Kickball bounces into the big leagues
An American childhood pastime makes a comeback among 20- and 30-somethings who like to kick back while they compete.
The runner rounds third and pounds toward home plate. With the ball still stuck in the outfield, a home run looks inevitable.
But the grass, slick from the drizzling rain, proves to be the defense's greatest ally. The runner slips, and with cartoon-like acrobatics, flies through the air and lands flat on his face.
Just as he gets to his feet, the third baseman throws the large yellow rubber ball at the target on the back of the runner's team shirt, tagging him out.
No, this isn't a strange version of baseball or softball. This is kickball, that great American childhood pastime, the same game you loved as a kid.
But these Boston players aren't children or even teens. They're adults. And this isn't a casual pickup game but part of an organized league.
The Boston Ski and Sports Club organizes leagues for a variety of other sports such as softball, soccer, volleyball, and basketball. But there was a push for less competitive games, so kickball was added to the schedule this past June.
"It's so nice to be in a league where you hear so much laughter," says Janis Chicatell, the club's kickball coordinator. When runners fall, or when the ball is overthrown, or not thrown far enough, the response is always laughter and encouragement.
Response to the new league has been tremendous. Notices on the club's website and in e-mail lists generated so much interest that some people had to be turned away.
Part of the attraction is pure nostalgia. The game allows players, who are mostly in their 20s and 30s, to relive some of their carefree childhood memories. And every player gets to feel like an athlete. There are no playground rejects here.
Women, especially, are drawn to the game because it is less competitive, and they don't feel overpowered in the coed league. Men's greater strength isn't as much of an advantage in kickball as it may be in more physical sports, and they don't have the advantage of having played it in high school or college.
The league has nine coed teams with 15 to 18 players on each. But this isn't just a Boston phenomenon. WAKA, the World Adult Kickball Association (www.worldkickball.com), headquartered in Washington, D.C., is setting up leagues all across the states.
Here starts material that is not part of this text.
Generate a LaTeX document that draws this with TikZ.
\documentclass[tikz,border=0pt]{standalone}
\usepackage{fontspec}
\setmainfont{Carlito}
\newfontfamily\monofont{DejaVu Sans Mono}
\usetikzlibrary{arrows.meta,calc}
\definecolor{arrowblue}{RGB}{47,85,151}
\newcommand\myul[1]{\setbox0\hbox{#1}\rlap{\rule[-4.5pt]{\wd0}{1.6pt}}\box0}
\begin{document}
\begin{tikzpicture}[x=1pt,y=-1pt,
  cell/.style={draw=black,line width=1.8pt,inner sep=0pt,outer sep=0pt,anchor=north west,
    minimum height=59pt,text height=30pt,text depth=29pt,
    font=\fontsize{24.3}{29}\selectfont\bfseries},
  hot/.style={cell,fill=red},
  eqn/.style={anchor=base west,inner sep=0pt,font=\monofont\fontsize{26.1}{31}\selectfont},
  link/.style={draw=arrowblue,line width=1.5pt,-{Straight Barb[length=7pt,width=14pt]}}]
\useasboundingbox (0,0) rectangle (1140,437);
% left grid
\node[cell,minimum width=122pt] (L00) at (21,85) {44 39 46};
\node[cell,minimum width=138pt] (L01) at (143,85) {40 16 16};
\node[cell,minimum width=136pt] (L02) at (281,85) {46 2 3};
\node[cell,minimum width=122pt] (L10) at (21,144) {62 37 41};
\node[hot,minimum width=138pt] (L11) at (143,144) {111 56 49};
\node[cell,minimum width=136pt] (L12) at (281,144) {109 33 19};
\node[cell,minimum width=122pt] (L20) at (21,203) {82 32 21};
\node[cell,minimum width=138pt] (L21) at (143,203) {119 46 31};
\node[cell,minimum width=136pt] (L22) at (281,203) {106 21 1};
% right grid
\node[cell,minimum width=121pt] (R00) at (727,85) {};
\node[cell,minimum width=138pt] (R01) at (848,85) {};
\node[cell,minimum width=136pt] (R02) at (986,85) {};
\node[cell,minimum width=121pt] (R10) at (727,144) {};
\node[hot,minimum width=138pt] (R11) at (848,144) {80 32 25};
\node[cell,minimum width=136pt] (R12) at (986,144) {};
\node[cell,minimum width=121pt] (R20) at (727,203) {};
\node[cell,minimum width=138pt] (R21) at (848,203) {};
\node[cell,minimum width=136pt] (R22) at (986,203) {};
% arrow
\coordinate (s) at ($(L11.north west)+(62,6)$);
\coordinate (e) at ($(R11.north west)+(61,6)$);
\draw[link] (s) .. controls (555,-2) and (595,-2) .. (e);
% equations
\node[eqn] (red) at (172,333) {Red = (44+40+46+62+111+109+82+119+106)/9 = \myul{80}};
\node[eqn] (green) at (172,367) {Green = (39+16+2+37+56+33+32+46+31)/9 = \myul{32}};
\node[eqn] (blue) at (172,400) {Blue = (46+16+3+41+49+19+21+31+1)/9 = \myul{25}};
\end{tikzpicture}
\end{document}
The group, founded in 1998 by five friends who were in their 20s, now serves almost 4,000 players who want to reconnect with their inner child. Next year they expect to have 10,000 players.
Potential kickball teams contact WAKA for help in finding teams to play against. WAKA will also help individual players find teams with openings on their rosters.
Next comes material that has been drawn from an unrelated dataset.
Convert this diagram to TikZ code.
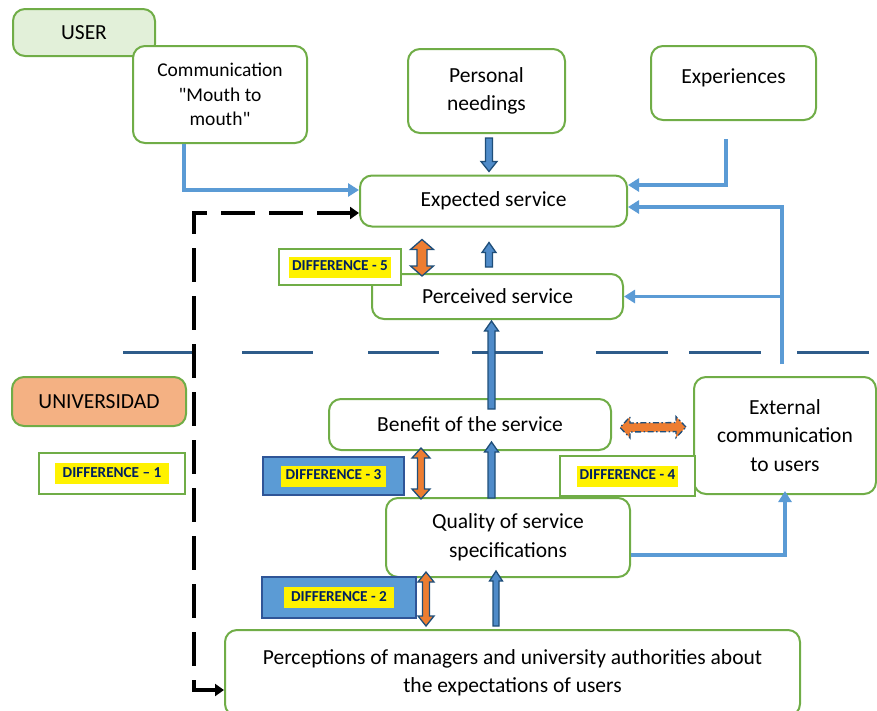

Once there are enough teams in an area ready to play, a division is born. For the past two years, teams have been able to compete in a "world championship" tournament.
Jimmy Walicek, one of the founders, has big plans for future championships, which the organization hopes to move around the country and give various cities the honor of hosting in the future, "like the Olympics."
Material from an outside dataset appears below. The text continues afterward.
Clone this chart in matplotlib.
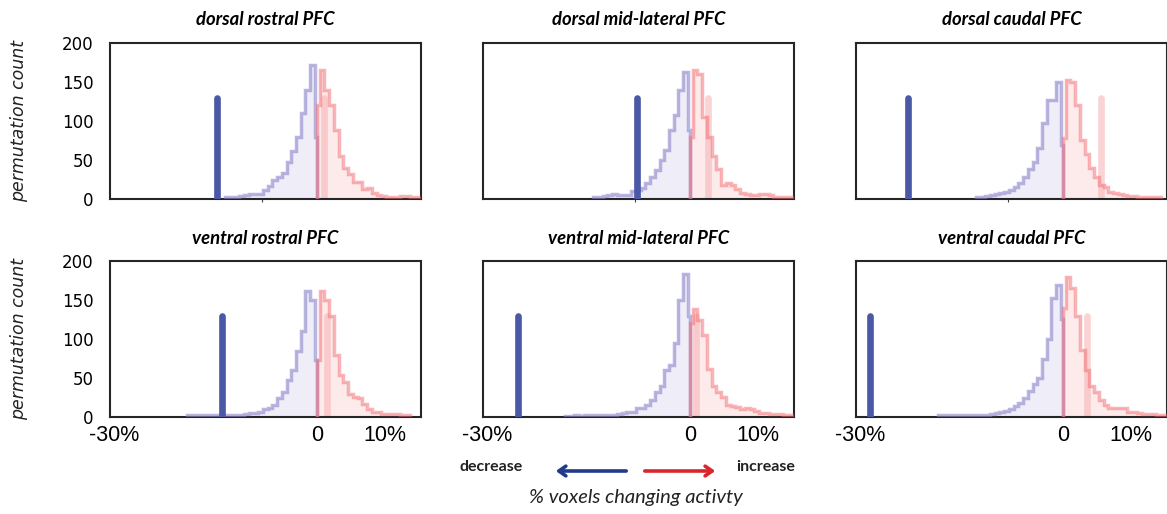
import numpy as np
import matplotlib
matplotlib.use("Agg")
import matplotlib.pyplot as plt

# permutation histograms, counts per bin read outward from 0
# (first bin is a half bin next to 0, the rest are full bins)
bin_width = 0.7
half_bin = 0.35

titles = ["dorsal rostral PFC", "dorsal mid-lateral PFC", "dorsal caudal PFC",
          "ventral rostral PFC", "ventral mid-lateral PFC", "ventral caudal PFC"]

dorsal_rostral_dec = [80, 172, 140, 110, 80, 62, 48, 33, 28, 24, 17, 12, 7, 6, 6, 5, 4, 3, 3, 2]
dorsal_rostral_inc = [120, 165, 140, 120, 88, 55, 40, 32, 22, 22, 13, 14, 8, 5, 4, 3, 3, 3, 4, 4, 3, 3]

dorsal_mid_dec = [88, 163, 140, 108, 88, 63, 50, 37, 28, 20, 14, 11, 10, 5, 5, 5, 6, 5, 4, 3, 3]
dorsal_mid_inc = [80, 165, 160, 105, 80, 55, 38, 18, 20, 18, 13, 8, 6, 5, 5, 7, 7, 5, 3, 3, 3, 2]

dorsal_caudal_dec = [69, 150, 127, 127, 97, 66, 48, 38, 28, 20, 15, 12, 9, 8, 6, 5, 4, 3, 2]
dorsal_caudal_inc = [78, 153, 150, 120, 75, 58, 40, 28, 18, 15, 9, 8, 6, 5, 4, 4, 3, 3, 3, 3, 2]

ventral_rostral_dec = [73, 150, 161, 110, 85, 60, 47, 32, 25, 16, 12, 10, 6, 5, 5, 4, 3, 3,
                       2, 2, 2, 2, 2, 2, 2, 2, 2, 2]
ventral_rostral_inc = [73, 161, 150, 130, 80, 54, 45, 30, 26, 25, 17, 10, 6, 6, 4, 4, 4, 4, 3, 3]

ventral_mid_dec = [129, 183, 150, 95, 67, 60, 40, 32, 22, 15, 12, 12, 7, 7, 5, 4, 3, 3, 3,
                   2, 2, 2, 2, 1, 2, 1, 1]
ventral_mid_inc = [120, 139, 125, 105, 62, 40, 32, 26, 16, 14, 13, 10, 11, 10, 8, 5, 5, 4, 4, 4, 3, 3]

ventral_caudal_dec = [126, 169, 152, 100, 75, 50, 42, 33, 25, 18, 14, 10, 8, 7, 5, 4, 3, 3, 3,
                      3, 3, 2, 2, 2, 2, 2, 2]
ventral_caudal_inc = [140, 179, 165, 130, 86, 60, 40, 32, 22, 15, 11, 11, 12, 11, 7, 7, 5, 4, 4, 4, 3, 3]

# observed % of voxels decreasing / increasing
observed_dec = [-14.8, -7.8, -22.9, -14.1, -25.4, -28.5]
observed_inc = [1.0, 2.6, 5.6, 1.4, 0.9, 3.5]
marker_height = 130

dec_counts = [dorsal_rostral_dec, dorsal_mid_dec, dorsal_caudal_dec,
              ventral_rostral_dec, ventral_mid_dec, ventral_caudal_dec]
inc_counts = [dorsal_rostral_inc, dorsal_mid_inc, dorsal_caudal_inc,
              ventral_rostral_inc, ventral_mid_inc, ventral_caudal_inc]

xticks = [-30, 0, 10]
xticklabels = ["-30%", "0", "10%"]
yticks = [0, 50, 100, 150, 200]

W, H = 1167, 514
fig = plt.figure(figsize=(W / 100, H / 100), dpi=100)


def edges_out(n):
    return np.r_[0.0, half_bin + bin_width * np.arange(n)]


col_left = [110, 483, 856]
row_bottom = [199, 417]
ax_w, ax_h = 311, 156

for i in range(6):
    r, c = divmod(i, 3)
    ax = fig.add_axes([col_left[c] / W, 1 - row_bottom[r] / H, ax_w / W, ax_h / H])

    dec = np.array(dec_counts[i])[::-1]
    dec_edges = -edges_out(len(dec_counts[i]))[::-1]
    inc = np.array(inc_counts[i])
    inc_edges = edges_out(len(inc))

    ax.stairs(dec, dec_edges, fill=True, color="#efedf8", lw=0)
    ax.stairs(inc, inc_edges, fill=True, color="#fdeaea", lw=0)
    ax.plot([observed_inc[i]] * 2, [0, marker_height], color="#f6b0b2", alpha=0.55,
            lw=4.8, solid_capstyle="round", zorder=2)
    ax.stairs(dec, dec_edges, color="#8c86cc", alpha=0.6, lw=2.5, zorder=3)
    ax.stairs(inc, inc_edges, color="#f26a70", alpha=0.5, lw=2.5, zorder=3)
    ax.plot([observed_dec[i]] * 2, [0, marker_height], color="#4a58a5",
            lw=4.8, solid_capstyle="round", zorder=4)

    ax.set_xlim(-30.6, 15.3)
    ax.set_ylim(0, 200)
    for s in ax.spines.values():
        s.set_color("#262626")
        s.set_linewidth(1.5)

    ax.set_title(titles[i], fontsize=13.3, fontweight="bold", style="italic",
                 family="Lato", pad=13 if r == 0 else 12)

    if c == 0:
        ax.set_yticks(yticks)
        ax.tick_params(axis="y", length=0, pad=12, labelsize=12)
        ax.set_ylabel("permutation count", fontsize=12.5, style="italic", color="#222222")
        ax.yaxis.set_label_coords(-0.262, 0.5)
    else:
        ax.set_yticks([])

    if r == 1:
        ax.set_xticks(xticks)
        ax.set_xticklabels(xticklabels, family="Liberation Sans", fontsize=15.5)
        ax.tick_params(axis="x", length=0, pad=6)
    else:
        ax.set_xticks([-8.1])
        ax.set_xticklabels([""])
        ax.tick_params(axis="x", length=2, width=0.8, color="#444444")

# direction legend under the middle column
fig.text(491 / W, 1 - 467 / H, "decrease", ha="center", va="center",
         family="Lato", fontweight="bold", fontsize=11.5, color="#222222")
fig.text(766 / W, 1 - 467 / H, "increase", ha="center", va="center",
         family="Lato", fontweight="bold", fontsize=11.5, color="#222222")
fig.text(636 / W, 1 - 497 / H, "% voxels changing activty", ha="center", va="center",
         family="Lato", style="italic", fontsize=14.5, color="#222222")

arrow_y = 1 - 471 / H
fig.add_artist(matplotlib.patches.FancyArrowPatch(
    (629 / W, arrow_y), (553 / W, arrow_y), transform=fig.transFigure,
    arrowstyle="->,head_length=5,head_width=3.5", lw=2.6, color="#203a8c"))
fig.add_artist(matplotlib.patches.FancyArrowPatch(
    (642 / W, arrow_y), (718 / W, arrow_y), transform=fig.transFigure,
    arrowstyle="->,head_length=5,head_width=3.5", lw=2.6, color="#d9262c"))

fig.savefig("out.png", dpi=100, facecolor="white")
The winners of the World Kickball Championship receive the silver Founder's Cup. The cup, which has a splendid yet entirely fictional history, adds to the silly mystique of the game.
Kickball even has an official song, appropriately, if prosaically, named "The Kickball Song": "Remember when you were just a kid way back in fifth grade/ Learnin' how to play the game that your best friends played/ ... Now, I'm way out here in left field 'cause there's a Big Kid up/ We're playin' in a tournament game for the Founder's Cup."
Kickball players are out there to win, says Mr. Walicek, but at the same time they realize, "It's just kickball."
The fun-first attitude of players is evident in their team names as well as in their demeanor on the playing field. The Boston teams include the Recess Rejects, the Renegade Giraffes, and Team Whammo!
And while kickball may not provide as much exercise as soccer or basketball, getting outside with a group of friends and kicking a big rubber ball is a great way to lift spirits and release tension, kickballers say.
And ultimately, creating smiles is what kickball has always been about.